An audit of the West Virginia Division of Highways (WVDOH) maintenance budget confirms that extra money spent on road maintenance the past several years is paying off in better roads throughout West Virginia.
“The overall increase in funding and subsequent increase in maintenance expenditures has resulted in a large growth of completed projects by the WVDOH,” the legislative audit report says. “The additional funding has assisted the WVDOH to more than double the total number of completed projects from calendar year 2019 to 2022 while steadily increasing production each successive year.
In 2019, in conjunction with Gov. Jim Justice’s $2.8 billion Roads to Prosperity program, Gov. Justice and the WVDOH launched the Secondary Roads Initiative, which specifically targets the roads West Virginians drive on every day for previously underfunded maintenance work.
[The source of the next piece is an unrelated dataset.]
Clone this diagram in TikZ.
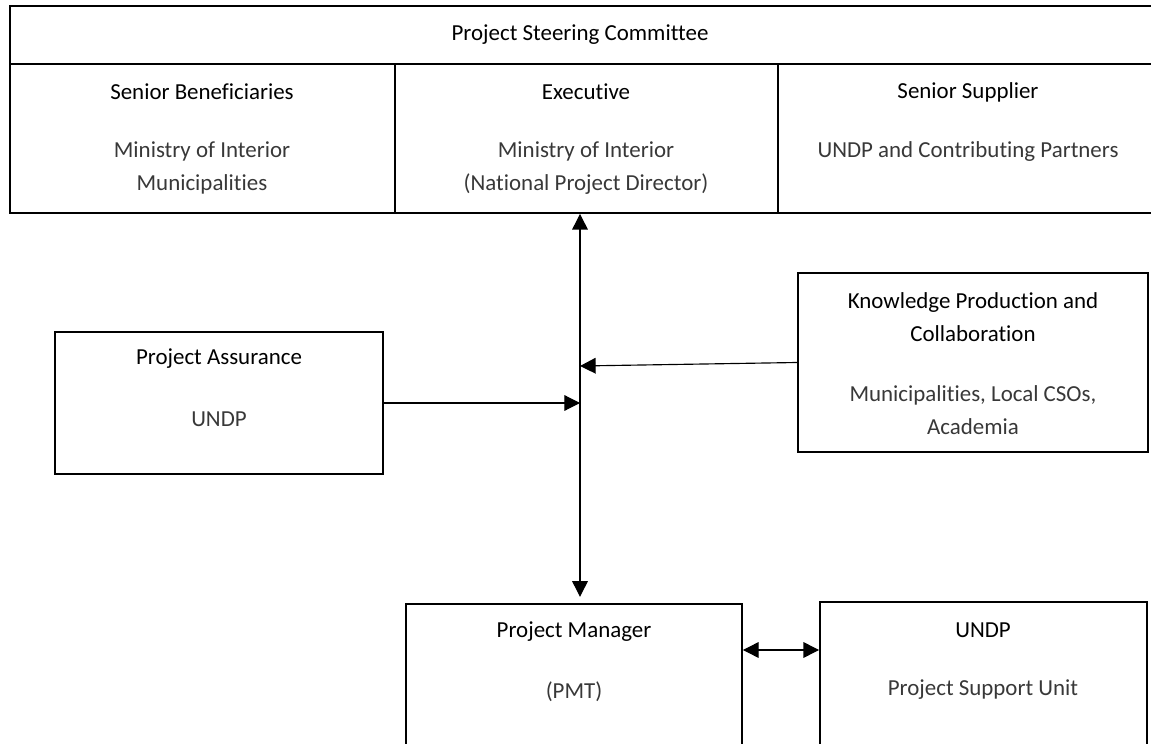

The initiative helped the WVDOH return to what state Transportation Secretary Jimmy Wriston, P.E., calls the “roots” of the WVDOH as a maintenance organization to take care of existing infrastructure, and allowed for an increased emphasis on core maintenance.
Core maintenance includes milling and filling potholes to keep roads smooth, clearing ditches to keep water off roadways, removing brush and trees from overhead to allow the sun in to dry off wet roads, and stabilizing gravel roads. WVDOH has also worked to increase the capability of its workforce, providing equipment and training necessary to use its own crews for paving and pile wall drilling projects in addition to those let to contractors in order to pave more miles and repair more slides.
Since 2019, Gov. Justice and the West Virginia Legislature have provided the WVDOH in more than $477 million in supplemental budget appropriations and budget transfers for highway maintenance.
According to a report issued by the West Virginia Legislative Auditor’s office, the spending on maintenance is paying off.
“Overall, the recent emphasis placed on maintenance will benefit the state for years to come,” legislative auditors concluded. “Recent maintenance efforts made by the WVDOH, and additional funding provided by the Legislature has allowed the state to perform additional necessary overdue roadway maintenance. Underfunding of roadway maintenance is not just an issue plaguing West Virginia, but an issue the nation is facing.”
“We are getting more efficient,” Wriston told the Legislature’s Post Audits Subcommittee during legislative interim meetings in December. “We have returned to our roots.”
In the meeting, Wriston was asked about the audit results. “This is telling us that our folks are doing a good job,” he said.
In 2022, in partnership with West Virginia Tourism, WVDOH debuted three Mountain Rides scenic routes; Seneca Skyway, Capitol Circle, and Cranberry Corridor. Ribbons were cut on major projects including the much anticipated Nitro WWI Memorial Bridge. WVDOH broke its record for tree canopy clearing with 170 acres cleared during a season. With an increase in work zones of all types and sizes in all 55 counties, WVDOH is encouraging drivers to remain alert in every work zone, every time. While the pace of work continues to speed up, motorists are encouraged to slow down.